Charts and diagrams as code
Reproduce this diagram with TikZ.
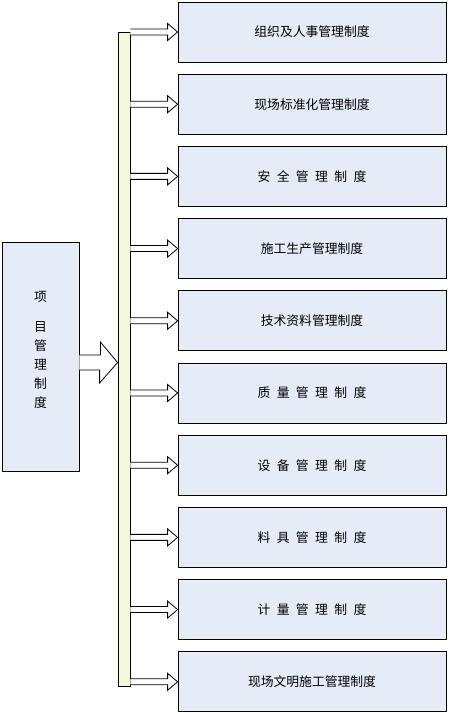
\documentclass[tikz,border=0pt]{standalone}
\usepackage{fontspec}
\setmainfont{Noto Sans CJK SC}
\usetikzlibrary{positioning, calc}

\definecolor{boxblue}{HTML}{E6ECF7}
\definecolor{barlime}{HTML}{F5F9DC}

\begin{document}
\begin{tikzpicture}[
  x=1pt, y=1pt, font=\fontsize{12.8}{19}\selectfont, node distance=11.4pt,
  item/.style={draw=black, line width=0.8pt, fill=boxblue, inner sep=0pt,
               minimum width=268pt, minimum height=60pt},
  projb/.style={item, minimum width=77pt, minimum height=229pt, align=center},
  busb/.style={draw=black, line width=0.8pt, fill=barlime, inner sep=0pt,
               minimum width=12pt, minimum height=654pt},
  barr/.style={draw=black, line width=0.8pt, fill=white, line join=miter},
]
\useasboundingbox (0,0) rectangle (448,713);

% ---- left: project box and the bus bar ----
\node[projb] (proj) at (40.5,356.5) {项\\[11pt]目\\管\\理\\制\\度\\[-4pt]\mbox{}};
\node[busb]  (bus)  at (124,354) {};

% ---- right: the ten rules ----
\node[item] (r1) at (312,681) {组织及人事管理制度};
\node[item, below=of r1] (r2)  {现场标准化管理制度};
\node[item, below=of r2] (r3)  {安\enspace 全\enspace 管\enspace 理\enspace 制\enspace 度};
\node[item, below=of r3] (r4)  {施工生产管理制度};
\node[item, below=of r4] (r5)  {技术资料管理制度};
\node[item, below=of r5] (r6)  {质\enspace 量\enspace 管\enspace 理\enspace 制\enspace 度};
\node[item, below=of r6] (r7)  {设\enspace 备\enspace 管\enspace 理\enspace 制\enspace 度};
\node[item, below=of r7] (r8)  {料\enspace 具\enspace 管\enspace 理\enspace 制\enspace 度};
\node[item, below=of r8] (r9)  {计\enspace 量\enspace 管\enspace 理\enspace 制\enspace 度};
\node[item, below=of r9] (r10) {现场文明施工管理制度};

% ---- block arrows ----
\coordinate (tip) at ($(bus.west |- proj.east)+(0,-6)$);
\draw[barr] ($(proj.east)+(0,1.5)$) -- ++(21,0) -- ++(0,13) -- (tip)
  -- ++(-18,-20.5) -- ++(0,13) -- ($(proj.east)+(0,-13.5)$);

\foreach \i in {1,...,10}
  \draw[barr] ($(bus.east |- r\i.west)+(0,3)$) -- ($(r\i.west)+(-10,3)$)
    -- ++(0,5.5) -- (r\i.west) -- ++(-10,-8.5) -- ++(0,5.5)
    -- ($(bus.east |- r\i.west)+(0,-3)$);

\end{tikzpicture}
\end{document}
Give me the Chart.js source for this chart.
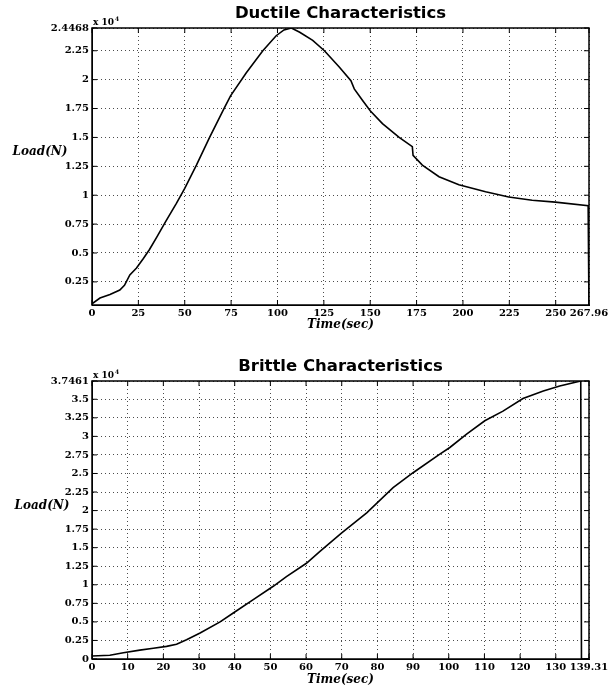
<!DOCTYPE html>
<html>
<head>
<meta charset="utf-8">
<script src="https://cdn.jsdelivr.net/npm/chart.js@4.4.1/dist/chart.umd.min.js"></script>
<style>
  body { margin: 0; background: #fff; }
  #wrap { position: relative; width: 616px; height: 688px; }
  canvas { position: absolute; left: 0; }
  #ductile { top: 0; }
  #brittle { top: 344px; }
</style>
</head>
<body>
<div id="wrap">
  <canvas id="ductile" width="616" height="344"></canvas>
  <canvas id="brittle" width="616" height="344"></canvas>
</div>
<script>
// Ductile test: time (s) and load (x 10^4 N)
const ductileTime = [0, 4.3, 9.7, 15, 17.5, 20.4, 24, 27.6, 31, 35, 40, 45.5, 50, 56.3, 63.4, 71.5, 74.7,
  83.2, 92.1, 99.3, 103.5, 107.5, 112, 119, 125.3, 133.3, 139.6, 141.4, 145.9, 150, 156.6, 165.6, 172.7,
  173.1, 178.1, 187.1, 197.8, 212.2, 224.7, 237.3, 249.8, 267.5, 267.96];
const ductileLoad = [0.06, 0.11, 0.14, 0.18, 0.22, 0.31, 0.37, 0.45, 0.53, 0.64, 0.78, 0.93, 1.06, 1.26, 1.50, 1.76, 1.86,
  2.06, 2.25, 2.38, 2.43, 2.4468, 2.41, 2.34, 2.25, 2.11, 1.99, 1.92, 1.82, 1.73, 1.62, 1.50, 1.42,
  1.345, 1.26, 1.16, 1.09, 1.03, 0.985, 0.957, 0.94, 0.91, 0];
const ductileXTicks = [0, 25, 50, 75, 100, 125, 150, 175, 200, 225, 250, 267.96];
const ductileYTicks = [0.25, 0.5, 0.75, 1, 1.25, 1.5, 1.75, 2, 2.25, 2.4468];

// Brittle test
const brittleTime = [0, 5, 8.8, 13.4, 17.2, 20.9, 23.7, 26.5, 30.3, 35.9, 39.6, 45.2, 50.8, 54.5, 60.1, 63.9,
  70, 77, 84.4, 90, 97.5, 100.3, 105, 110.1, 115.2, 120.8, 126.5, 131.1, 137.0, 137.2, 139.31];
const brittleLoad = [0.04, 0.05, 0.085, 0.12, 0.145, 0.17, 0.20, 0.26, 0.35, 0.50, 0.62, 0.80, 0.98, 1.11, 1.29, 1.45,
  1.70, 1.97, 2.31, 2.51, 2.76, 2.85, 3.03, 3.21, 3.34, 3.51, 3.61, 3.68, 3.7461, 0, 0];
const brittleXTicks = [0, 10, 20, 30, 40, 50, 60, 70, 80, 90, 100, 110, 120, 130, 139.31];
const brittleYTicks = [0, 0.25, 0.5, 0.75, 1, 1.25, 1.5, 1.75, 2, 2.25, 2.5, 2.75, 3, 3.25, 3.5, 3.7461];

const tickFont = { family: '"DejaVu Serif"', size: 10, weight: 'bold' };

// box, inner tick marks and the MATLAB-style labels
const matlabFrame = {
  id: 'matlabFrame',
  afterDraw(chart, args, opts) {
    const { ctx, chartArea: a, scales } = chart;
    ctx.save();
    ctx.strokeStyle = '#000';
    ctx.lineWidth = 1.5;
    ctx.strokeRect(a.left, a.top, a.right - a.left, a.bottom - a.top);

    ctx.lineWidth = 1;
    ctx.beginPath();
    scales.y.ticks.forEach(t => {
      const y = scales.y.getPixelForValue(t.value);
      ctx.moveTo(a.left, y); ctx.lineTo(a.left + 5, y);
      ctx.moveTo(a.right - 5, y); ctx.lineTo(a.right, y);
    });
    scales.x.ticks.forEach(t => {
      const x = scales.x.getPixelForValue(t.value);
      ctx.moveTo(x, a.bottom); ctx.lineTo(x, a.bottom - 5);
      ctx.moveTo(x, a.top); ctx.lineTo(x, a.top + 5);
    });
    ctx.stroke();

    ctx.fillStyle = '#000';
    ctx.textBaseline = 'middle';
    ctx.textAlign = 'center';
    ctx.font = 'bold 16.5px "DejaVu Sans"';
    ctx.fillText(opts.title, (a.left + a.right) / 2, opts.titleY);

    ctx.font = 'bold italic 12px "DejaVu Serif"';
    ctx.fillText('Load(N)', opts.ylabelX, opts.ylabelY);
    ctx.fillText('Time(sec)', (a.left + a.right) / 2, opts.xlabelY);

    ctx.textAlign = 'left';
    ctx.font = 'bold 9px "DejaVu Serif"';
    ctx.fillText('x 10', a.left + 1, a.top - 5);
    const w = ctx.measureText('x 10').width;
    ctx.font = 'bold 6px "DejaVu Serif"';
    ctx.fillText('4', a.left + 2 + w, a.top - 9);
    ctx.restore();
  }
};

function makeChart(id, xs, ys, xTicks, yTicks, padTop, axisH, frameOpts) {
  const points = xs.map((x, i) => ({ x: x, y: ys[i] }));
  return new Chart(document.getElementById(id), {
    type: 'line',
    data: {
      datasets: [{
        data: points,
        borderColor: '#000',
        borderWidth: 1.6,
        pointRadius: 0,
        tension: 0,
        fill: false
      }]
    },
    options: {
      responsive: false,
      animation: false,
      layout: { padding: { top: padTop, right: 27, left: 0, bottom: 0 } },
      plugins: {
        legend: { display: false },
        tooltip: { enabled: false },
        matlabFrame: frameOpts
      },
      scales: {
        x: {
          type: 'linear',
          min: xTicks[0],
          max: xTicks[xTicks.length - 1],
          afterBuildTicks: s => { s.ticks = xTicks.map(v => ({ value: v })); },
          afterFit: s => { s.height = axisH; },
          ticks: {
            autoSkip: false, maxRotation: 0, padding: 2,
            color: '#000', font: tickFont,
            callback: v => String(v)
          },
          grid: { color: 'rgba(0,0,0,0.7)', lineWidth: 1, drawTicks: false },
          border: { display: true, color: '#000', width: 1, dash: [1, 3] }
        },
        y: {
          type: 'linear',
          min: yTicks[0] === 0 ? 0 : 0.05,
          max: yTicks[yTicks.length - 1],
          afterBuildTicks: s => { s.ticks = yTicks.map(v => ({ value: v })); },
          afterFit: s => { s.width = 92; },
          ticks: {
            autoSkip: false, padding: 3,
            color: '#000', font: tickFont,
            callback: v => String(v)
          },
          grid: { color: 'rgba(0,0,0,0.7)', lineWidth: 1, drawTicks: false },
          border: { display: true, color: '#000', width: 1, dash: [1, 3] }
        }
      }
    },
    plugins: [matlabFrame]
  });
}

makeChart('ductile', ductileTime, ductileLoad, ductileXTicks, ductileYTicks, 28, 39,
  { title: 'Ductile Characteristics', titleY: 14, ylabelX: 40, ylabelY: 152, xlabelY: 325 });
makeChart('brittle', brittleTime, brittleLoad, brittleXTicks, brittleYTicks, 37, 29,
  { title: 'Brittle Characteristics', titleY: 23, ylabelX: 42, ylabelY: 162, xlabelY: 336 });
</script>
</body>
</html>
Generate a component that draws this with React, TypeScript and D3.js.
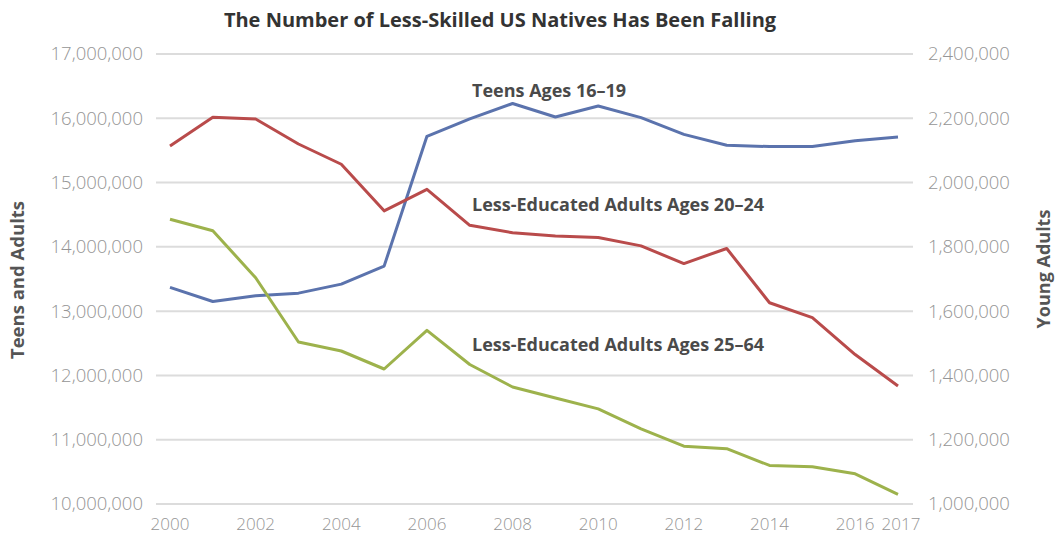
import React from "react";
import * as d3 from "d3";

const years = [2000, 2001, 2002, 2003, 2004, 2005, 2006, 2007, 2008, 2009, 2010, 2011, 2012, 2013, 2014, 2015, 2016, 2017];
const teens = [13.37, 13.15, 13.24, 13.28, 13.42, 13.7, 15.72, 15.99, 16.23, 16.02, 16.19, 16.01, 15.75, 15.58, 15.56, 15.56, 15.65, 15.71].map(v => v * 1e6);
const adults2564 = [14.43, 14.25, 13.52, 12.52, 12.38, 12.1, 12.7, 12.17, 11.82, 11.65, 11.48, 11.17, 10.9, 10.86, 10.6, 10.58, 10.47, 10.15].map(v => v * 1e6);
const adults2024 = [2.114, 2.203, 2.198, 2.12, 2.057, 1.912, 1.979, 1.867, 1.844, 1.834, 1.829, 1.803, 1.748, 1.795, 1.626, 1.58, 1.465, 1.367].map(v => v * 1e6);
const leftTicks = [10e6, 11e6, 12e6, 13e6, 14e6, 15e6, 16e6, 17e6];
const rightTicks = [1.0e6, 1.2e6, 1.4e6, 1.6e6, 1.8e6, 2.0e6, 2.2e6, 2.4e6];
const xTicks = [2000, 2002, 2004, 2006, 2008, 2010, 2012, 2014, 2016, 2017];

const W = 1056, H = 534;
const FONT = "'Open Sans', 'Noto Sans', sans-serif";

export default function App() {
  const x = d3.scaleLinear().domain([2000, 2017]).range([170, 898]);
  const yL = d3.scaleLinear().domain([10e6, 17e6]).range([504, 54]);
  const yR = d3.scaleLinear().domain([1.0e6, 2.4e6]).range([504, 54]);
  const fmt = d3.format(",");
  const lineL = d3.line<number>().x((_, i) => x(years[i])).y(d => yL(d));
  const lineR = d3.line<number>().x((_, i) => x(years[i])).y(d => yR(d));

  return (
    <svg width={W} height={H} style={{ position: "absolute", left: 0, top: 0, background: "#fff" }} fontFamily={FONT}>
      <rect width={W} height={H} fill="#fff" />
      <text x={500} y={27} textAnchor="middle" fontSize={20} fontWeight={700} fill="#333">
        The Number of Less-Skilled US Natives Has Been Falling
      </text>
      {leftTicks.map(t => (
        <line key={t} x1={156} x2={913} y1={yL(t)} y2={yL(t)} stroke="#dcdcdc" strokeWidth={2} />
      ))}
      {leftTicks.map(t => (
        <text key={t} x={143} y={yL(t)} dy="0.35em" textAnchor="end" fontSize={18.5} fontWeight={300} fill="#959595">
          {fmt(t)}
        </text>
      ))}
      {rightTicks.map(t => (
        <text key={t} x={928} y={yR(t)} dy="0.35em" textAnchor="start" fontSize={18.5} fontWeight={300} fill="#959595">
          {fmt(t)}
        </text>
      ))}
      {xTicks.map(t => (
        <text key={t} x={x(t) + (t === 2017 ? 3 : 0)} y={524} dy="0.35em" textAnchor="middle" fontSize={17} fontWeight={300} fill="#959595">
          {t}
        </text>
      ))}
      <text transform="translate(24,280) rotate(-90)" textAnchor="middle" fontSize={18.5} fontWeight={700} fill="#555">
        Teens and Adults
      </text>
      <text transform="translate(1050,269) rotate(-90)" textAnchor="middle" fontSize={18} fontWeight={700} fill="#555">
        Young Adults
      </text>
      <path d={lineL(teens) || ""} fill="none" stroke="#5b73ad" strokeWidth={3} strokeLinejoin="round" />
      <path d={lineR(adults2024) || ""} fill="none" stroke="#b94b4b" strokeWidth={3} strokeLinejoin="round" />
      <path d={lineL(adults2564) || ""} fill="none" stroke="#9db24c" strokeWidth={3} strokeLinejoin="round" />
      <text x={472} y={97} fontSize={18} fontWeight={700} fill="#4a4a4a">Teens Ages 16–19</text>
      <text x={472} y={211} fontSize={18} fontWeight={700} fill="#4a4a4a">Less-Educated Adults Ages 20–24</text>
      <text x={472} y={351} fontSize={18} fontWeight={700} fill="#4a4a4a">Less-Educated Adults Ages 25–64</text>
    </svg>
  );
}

GIVEN PROBLEM. Using the data above, which lines fall from the one with "Give me the Chart.js source for this chart." through the one with "2, 2.25, 2.4468];"? Repeat them exactly, ends included, minus any pictures.

WRITTEN RESPONSE.
Give me the Chart.js source for this chart.
<!DOCTYPE html>
<html>
<head>
<meta charset="utf-8">
<script src="https://cdn.jsdelivr.net/npm/chart.js@4.4.1/dist/chart.umd.min.js"></script>
<style>
  body { margin: 0; background: #fff; }
  #wrap { position: relative; width: 616px; height: 688px; }
  canvas { position: absolute; left: 0; }
  #ductile { top: 0; }
  #brittle { top: 344px; }
</style>
</head>
<body>
<div id="wrap">
  <canvas id="ductile" width="616" height="344"></canvas>
  <canvas id="brittle" width="616" height="344"></canvas>
</div>
<script>
// Ductile test: time (s) and load (x 10^4 N)
const ductileTime = [0, 4.3, 9.7, 15, 17.5, 20.4, 24, 27.6, 31, 35, 40, 45.5, 50, 56.3, 63.4, 71.5, 74.7,
  83.2, 92.1, 99.3, 103.5, 107.5, 112, 119, 125.3, 133.3, 139.6, 141.4, 145.9, 150, 156.6, 165.6, 172.7,
  173.1, 178.1, 187.1, 197.8, 212.2, 224.7, 237.3, 249.8, 267.5, 267.96];
const ductileLoad = [0.06, 0.11, 0.14, 0.18, 0.22, 0.31, 0.37, 0.45, 0.53, 0.64, 0.78, 0.93, 1.06, 1.26, 1.50, 1.76, 1.86,
  2.06, 2.25, 2.38, 2.43, 2.4468, 2.41, 2.34, 2.25, 2.11, 1.99, 1.92, 1.82, 1.73, 1.62, 1.50, 1.42,
  1.345, 1.26, 1.16, 1.09, 1.03, 0.985, 0.957, 0.94, 0.91, 0];
const ductileXTicks = [0, 25, 50, 75, 100, 125, 150, 175, 200, 225, 250, 267.96];
const ductileYTicks = [0.25, 0.5, 0.75, 1, 1.25, 1.5, 1.75, 2, 2.25, 2.4468];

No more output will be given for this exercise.